Copyright © by Len Holman, 1/28/14

 

  Recall the movie, “I, Robot.” Recall the sleek, automated cars and freeways, no-hands driving, parking which tucks away vehicles safely, and robots which assist humans to supposedly be better…well, humans.  Now recall Google’s Honda, the self-driving car which the giant company is busy driving all over hell’s half acre with no human behind the wheel.  Not gonna happen in MY lifetime, you say?  It’s way too science-fiction-y to every become a serious way to get to your work (assuming you have a job to go to).  But wait: now comes Ford, that iconic carmaker.  It announced a partnership with MIT and Stanford to develop self-driving, automated, intuitive cars.  Intuitive, as in a form of self-consciousness which rivals a wife’s suspicions when her husband goes to the gym and starts losing weight, as when a child knows which of his parents to ply for that toy she wants. 

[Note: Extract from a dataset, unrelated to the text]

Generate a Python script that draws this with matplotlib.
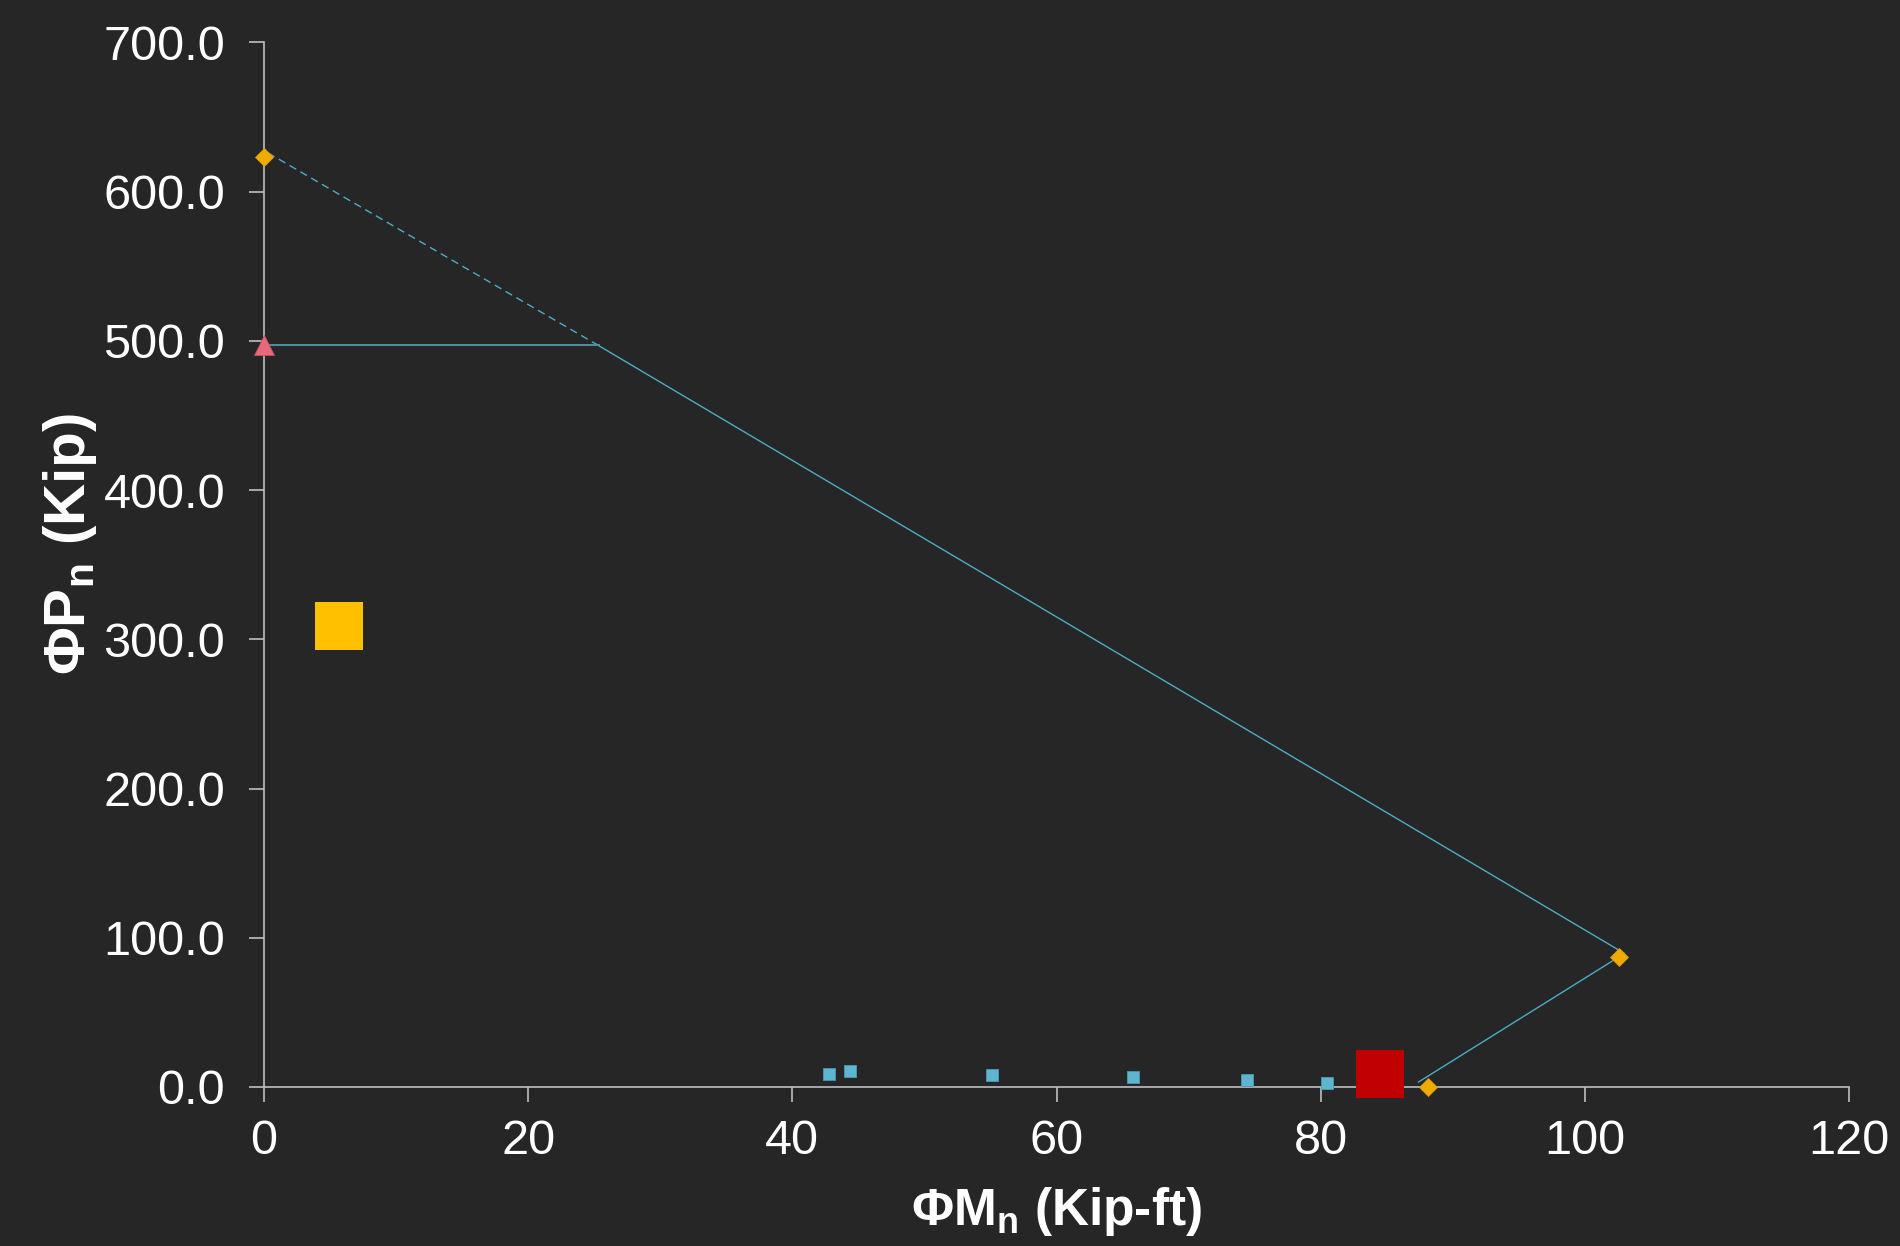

  In his case, this intuition will come with some impressive bells, whistles, and infrared lights.  This system (called “LiDar”) will bounce infrared light off objects as far away as two hundred feet and then—get this—will draw a real-time 3-D map of the vicinity, but that’s only the start.  These sensors are powerful enough and sensitive enough to be able to discern the difference between a paper bag and “a small animal.”  No word yet from the Furry Little Critter Protection Society about fine-tuning to make the car swerve away from gerbils.  Ford wants their cars do what drivers do when they are behind a large vehicle which blocks the view ahead: maneuver back and forth inside the lane, trying to see around. 

  That 3-D pic will certainly help, although on Los Angeles freeways, the 3-D will look like one massive block of unmoving stone, but no matter—it’s the tech that counts.  If the car in front of you suddenly slams on its brakes, your vehicle would “look around” and “decide” whether it’s safe to change lanes to avoid slamming into the back of that idiot in front of you.  In other words, when this all comes to fruition, you will drive in a virtual space AND an actual space, being alerted to the reality around you, using virtual reality as a guide—a surreal concept, for sure.  An article in the Los Angeles Times says this research with MIT “employs algorithms that help the car predict where moving vehicles and pedestrians will be.”  Presumably a crystal ball wasn’t sexy enough to do the predicting, and Ford couldn’t find enough Gypsy fortune tellers to act as passengers for its prospective drivers. 

  Ford’s current vehicles can self-park (those of us old enough to remember our first driving tests, the one to get that coveted license, will remember with varying shades of horror and frustration, learning how to park between two cars on a busy street.   Thank you, Ford), self-drive in slow-moving traffic (isn’t that what we already do?), and redirect drivers around heavy traffic (no word yet on whether Ford has a cure for the drivers merging onto freeways at sixty miles an hour while texting their friends that the party was s-o-o rad).  The final step Ford will take is to fully automate their vehicles.  OK, I’m no Luddite.  I fully appreciate not having to go down to the well to lug a couple of buckets of water up to the cabin; I fully appreciate having a satellite dish bring me a football game; I fully appreciate writing this on a computer.  What I don’t fully appreciate is NOT driving my car. 

  I don’t want a 3-D view of my driving world.  I want a real-time view of it. I didn’t spend a half-century of learning myself and my limitations and strengths so I could let a computer decide whether to go slow or fast, whether to go around the weaving drunk in front of me, or whether I should sit back and read the sports page while my algorithm decides what to do.  There have more than a few problems with airline pilots who have had their automated controls go haywire and didn’t quite know what to do.  It’s called “forgetting how to fly” by some airline pilot veterans.  They worry that the technology of airplanes is taking that very intuition and experience Ford claims is in need of phasing out way from pilots and putting the lives of passengers and crews at risk. 

  Of course, Ford says it intends, with other car manufacturers, to bring self-driving vehicles to the road by 2020.  I wonder if this is such a good thing:  recently, the upper Midwest experienced one of the worst spells of winter in recorded history.  Will algorithms prevent skidding on black ice?   Will any 3-D view of a whiteout be helpful, more helpful than some melodious voice from the car saying gently, “Pull over, moron, I can’t see a damn thing!”  And what about those roads out there?  This is not the world Will smith drove in.  It’s a world of bumpy, fractured, pot-holed, narrow, poorly-lined, roads, filled with people driving beaters they bought in a vacant lot from a guy wearing shades.  It’s filled with people who are struggling to find work and will not be able to afford a car which is so high-tech, it needs to come with a hacker.  There are no sensors in these roads; there are no ways to keep someone from having too much to drink (or smoke) from getting out on the highway; there are people living in places with NO pavement and NO street signs of any kind. 

  When I first moved into my rural home, a county sheriff drove into my yard and asked me what street (actually, a dirt road) I lived on.  Later in the week, I got a book from Amazon, and I asked the UPS driver if he had trouble finding my house.   “No problem,” he said.  So, I told my wife, if we have a crime incident, don’t call the cops, call the UPS guy.  Maybe ford should use THEIR algorithm instead of MIT’s.  Until the U.S. modernizes its infrastructure and gets serious about automated roads and cars, until it gets serious about automating its drivers, I’ll just climb into my old truck and drive myself.